Elias Castillo gives us the Mexican viewpoint of the Cinco de Mayo, May 5 celebrations:"Mexican historians in Mexico have always been puzzled as to why Mexican-Americans in the U.S., consider Cinco de Mayo a major reason for celebrating. The historians do not consider the victory at Puebla a major Mexican battle. In Mexico it is remembered on that date, but that's all. Most Mexicans don't even consider it a reason to celebrate. The real celebration for independence is held on Sept. 16 ) when Mexico declared independence from Spanish rule*. The French incursion is considered minor in comparison with the Grito de Independencia (or Independence Cheer) that ended Spanish rule. The French were invited into Mexico by a group of rather pinheaded Mexican Francophiles. France took the offer and, thinking it would be easy to dominate Mexico, sent troops into Mexico. Eventually, France, under U.S. pressure not to meddle in New World affairs or nations, and facing intense Mexican guerilla action, abandoned Maximilian, a dimwitted Austrian prince. whom France had installed as Emperor of Mexico. Carlota, his wife, pleaded in vain to have France continue its support of him. France's decision was final and no help was forthcoming. Carlota eventually went insane--hence she is known in Mexico as Carlota la loca.
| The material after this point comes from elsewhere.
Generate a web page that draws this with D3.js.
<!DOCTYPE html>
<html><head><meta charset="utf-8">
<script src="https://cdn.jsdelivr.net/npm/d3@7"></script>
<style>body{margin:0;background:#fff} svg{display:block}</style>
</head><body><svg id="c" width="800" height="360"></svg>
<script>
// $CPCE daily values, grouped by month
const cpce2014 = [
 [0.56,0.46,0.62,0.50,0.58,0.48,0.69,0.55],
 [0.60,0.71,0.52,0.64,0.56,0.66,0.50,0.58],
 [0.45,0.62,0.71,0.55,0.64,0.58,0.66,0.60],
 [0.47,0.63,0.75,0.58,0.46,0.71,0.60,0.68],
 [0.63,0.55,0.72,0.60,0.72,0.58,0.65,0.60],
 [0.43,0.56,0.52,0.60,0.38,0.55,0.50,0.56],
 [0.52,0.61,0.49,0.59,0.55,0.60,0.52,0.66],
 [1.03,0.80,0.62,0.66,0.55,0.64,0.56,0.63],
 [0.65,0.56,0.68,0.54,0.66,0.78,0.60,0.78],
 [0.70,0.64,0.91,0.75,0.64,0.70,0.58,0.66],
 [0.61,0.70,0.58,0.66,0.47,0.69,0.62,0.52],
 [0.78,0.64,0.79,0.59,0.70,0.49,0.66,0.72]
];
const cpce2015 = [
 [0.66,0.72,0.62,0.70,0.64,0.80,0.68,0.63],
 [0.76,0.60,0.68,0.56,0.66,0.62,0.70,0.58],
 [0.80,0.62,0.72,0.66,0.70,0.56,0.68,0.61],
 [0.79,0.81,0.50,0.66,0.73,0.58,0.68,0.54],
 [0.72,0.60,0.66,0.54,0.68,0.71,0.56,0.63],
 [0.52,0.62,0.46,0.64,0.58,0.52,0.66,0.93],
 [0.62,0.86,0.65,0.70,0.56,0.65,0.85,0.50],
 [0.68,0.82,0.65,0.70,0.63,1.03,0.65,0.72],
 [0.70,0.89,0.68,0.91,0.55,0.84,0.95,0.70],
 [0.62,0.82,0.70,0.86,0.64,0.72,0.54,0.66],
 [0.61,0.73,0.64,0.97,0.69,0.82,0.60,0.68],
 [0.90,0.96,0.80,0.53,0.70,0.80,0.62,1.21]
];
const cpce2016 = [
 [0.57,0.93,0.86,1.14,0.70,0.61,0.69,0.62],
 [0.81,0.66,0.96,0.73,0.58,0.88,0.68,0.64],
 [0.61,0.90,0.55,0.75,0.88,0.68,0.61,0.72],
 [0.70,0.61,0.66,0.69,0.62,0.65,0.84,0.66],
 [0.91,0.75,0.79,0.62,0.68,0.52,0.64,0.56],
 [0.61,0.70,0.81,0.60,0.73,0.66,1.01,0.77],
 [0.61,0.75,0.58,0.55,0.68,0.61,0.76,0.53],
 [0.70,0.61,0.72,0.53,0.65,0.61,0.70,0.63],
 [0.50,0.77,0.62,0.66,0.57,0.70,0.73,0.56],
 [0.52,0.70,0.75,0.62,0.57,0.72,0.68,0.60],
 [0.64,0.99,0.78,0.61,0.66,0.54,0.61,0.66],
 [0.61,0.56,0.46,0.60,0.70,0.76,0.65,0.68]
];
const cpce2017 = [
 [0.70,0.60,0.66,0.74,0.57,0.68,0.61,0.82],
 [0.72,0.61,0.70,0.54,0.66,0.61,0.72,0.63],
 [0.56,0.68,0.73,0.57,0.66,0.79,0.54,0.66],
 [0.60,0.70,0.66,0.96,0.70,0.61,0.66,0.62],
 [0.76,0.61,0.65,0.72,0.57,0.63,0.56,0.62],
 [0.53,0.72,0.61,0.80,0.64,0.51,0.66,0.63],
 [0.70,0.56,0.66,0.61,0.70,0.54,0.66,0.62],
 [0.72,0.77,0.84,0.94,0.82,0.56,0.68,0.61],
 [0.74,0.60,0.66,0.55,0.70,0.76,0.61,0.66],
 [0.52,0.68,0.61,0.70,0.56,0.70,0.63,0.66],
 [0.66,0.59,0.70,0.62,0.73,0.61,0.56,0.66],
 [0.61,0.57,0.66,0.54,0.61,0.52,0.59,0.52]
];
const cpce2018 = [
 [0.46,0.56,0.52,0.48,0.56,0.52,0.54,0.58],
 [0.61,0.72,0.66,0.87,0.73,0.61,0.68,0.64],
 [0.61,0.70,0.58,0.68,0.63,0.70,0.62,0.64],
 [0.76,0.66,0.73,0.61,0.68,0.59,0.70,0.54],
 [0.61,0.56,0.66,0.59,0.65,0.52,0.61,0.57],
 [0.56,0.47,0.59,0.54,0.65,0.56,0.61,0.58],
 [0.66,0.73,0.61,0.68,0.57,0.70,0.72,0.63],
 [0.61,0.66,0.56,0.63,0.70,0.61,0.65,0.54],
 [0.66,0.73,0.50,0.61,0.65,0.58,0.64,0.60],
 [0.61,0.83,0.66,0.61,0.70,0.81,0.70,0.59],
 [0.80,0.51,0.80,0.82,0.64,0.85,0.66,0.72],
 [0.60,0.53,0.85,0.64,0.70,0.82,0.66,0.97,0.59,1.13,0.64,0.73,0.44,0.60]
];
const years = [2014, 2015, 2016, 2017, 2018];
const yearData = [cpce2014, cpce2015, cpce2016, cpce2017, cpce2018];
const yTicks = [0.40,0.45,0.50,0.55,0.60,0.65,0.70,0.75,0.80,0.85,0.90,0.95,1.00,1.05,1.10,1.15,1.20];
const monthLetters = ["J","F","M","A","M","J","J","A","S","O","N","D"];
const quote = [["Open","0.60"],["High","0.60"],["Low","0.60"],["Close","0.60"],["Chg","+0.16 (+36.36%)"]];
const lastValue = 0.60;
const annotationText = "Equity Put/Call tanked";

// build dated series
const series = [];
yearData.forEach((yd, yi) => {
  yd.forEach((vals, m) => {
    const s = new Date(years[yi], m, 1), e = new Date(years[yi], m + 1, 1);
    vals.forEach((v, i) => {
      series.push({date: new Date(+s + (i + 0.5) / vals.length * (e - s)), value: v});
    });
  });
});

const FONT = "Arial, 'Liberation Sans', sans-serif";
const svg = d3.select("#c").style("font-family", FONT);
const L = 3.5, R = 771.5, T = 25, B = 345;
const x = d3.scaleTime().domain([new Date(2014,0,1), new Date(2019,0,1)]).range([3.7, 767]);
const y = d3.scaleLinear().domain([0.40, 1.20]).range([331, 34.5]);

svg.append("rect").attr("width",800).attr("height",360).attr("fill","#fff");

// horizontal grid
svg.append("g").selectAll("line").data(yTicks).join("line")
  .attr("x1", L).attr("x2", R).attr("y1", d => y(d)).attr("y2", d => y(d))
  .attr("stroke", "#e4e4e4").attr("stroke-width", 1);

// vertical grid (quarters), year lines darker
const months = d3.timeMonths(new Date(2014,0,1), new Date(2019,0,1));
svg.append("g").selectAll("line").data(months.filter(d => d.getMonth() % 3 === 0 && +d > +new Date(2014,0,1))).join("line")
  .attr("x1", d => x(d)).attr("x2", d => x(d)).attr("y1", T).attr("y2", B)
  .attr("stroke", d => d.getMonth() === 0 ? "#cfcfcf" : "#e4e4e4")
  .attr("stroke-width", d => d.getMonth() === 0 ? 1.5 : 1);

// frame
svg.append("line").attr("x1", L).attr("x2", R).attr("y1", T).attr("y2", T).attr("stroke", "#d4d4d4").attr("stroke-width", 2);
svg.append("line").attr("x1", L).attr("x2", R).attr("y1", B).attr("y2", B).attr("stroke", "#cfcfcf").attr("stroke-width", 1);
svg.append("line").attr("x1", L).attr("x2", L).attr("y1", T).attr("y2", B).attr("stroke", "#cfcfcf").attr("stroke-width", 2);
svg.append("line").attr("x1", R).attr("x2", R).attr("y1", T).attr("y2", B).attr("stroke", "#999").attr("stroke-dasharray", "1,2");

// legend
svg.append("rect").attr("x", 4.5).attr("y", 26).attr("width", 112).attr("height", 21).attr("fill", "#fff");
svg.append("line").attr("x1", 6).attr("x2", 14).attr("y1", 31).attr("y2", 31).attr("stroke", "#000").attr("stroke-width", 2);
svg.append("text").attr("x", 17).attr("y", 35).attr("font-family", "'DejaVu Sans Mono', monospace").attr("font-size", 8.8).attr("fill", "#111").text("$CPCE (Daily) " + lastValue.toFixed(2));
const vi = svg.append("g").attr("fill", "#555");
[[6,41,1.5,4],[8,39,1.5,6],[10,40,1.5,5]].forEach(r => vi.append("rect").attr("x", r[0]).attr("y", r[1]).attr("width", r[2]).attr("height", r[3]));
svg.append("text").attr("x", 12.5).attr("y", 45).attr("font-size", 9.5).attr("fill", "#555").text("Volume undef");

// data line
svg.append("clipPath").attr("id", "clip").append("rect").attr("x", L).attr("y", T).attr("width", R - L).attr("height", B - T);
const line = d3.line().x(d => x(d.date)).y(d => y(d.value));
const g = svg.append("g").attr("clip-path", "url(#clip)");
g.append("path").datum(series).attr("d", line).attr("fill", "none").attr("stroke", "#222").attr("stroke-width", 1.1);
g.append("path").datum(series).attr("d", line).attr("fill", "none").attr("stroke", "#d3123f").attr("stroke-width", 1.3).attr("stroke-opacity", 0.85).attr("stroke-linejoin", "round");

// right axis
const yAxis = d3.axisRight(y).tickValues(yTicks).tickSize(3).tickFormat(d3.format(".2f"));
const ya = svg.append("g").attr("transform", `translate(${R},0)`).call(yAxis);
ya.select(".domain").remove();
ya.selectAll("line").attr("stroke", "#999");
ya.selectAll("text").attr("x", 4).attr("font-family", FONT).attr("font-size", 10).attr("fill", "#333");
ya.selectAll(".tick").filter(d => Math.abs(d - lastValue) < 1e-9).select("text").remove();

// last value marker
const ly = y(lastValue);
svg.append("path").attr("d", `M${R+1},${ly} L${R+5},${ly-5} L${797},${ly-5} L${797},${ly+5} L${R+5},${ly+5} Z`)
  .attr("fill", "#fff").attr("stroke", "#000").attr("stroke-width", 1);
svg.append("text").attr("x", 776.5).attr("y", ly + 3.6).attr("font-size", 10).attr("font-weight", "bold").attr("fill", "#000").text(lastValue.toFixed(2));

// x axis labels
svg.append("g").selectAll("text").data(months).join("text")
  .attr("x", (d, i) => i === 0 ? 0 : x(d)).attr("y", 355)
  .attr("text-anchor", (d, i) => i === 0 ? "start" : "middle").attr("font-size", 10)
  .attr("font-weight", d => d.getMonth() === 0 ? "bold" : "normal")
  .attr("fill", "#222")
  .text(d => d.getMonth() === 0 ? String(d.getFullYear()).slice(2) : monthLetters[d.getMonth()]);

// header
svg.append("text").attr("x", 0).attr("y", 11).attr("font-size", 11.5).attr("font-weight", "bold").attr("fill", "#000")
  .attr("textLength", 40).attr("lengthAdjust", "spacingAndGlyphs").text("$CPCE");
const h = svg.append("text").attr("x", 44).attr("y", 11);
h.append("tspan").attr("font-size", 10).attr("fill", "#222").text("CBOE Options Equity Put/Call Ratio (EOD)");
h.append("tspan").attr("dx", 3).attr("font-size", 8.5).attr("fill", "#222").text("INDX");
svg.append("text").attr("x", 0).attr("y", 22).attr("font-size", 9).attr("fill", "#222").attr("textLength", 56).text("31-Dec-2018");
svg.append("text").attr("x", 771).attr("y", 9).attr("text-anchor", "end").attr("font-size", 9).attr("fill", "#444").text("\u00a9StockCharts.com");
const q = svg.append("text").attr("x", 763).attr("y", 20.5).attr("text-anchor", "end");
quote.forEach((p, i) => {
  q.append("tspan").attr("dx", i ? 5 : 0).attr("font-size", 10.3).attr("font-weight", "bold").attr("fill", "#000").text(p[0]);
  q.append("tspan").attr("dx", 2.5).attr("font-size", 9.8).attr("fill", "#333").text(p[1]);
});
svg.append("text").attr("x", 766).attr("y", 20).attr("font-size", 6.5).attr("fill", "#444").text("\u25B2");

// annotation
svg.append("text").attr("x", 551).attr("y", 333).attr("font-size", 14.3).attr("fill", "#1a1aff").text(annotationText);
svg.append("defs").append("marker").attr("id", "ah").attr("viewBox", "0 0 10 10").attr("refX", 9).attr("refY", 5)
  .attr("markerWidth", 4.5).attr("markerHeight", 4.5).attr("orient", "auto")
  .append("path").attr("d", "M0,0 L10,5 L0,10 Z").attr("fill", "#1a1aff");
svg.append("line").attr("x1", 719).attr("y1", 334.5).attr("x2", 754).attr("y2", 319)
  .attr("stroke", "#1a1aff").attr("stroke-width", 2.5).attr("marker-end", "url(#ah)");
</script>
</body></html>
Benito Juarez, as president of Mexico, led the forces that eventually pushed out the remainder of the French forces. He approved the execution of Maximilian. The would-be European ruler's reign began crumbling when he ordered extremely harsh measures be taken against anyone opposing his government. Other than the Francophiles, no one in Mexico cared much for him. The French incursion, however, did attract numerous French citizens to Mexico, where they prospered, even after Maximilian's reign ended. A number of French soldiers also stayed behind and settled in Mexico. Today, the legacy of that French incursion, is that much of Mexico's upper class are rabid Francophiles and send their children to school in France. Many of them then refuse to return to Mexico, maintaining the country is so downtrodden they have no future in their native country, but I rather think it's because Paris is obviously more attractive than Mexico City and its dangerous pollution and crooked cops".

RH: *I must repeat that the famous grito (shout) of September 16, 1810 did not establish Mexican independence, even though that is the politically correct story since it gives Mexico an independence day. I have stood with the President of Mexico on the balcony of the Nation Palace when he shouts three times "¡Viva México!". In fact, what Father Hidalgo said was " Long live Ferdinand VII and the Virgin of Guadalupe, and down with bad government!" The Emperor Maximilian may have been a dimwit, but he was a noble figure, and there is a romantic aura around him and Carlota.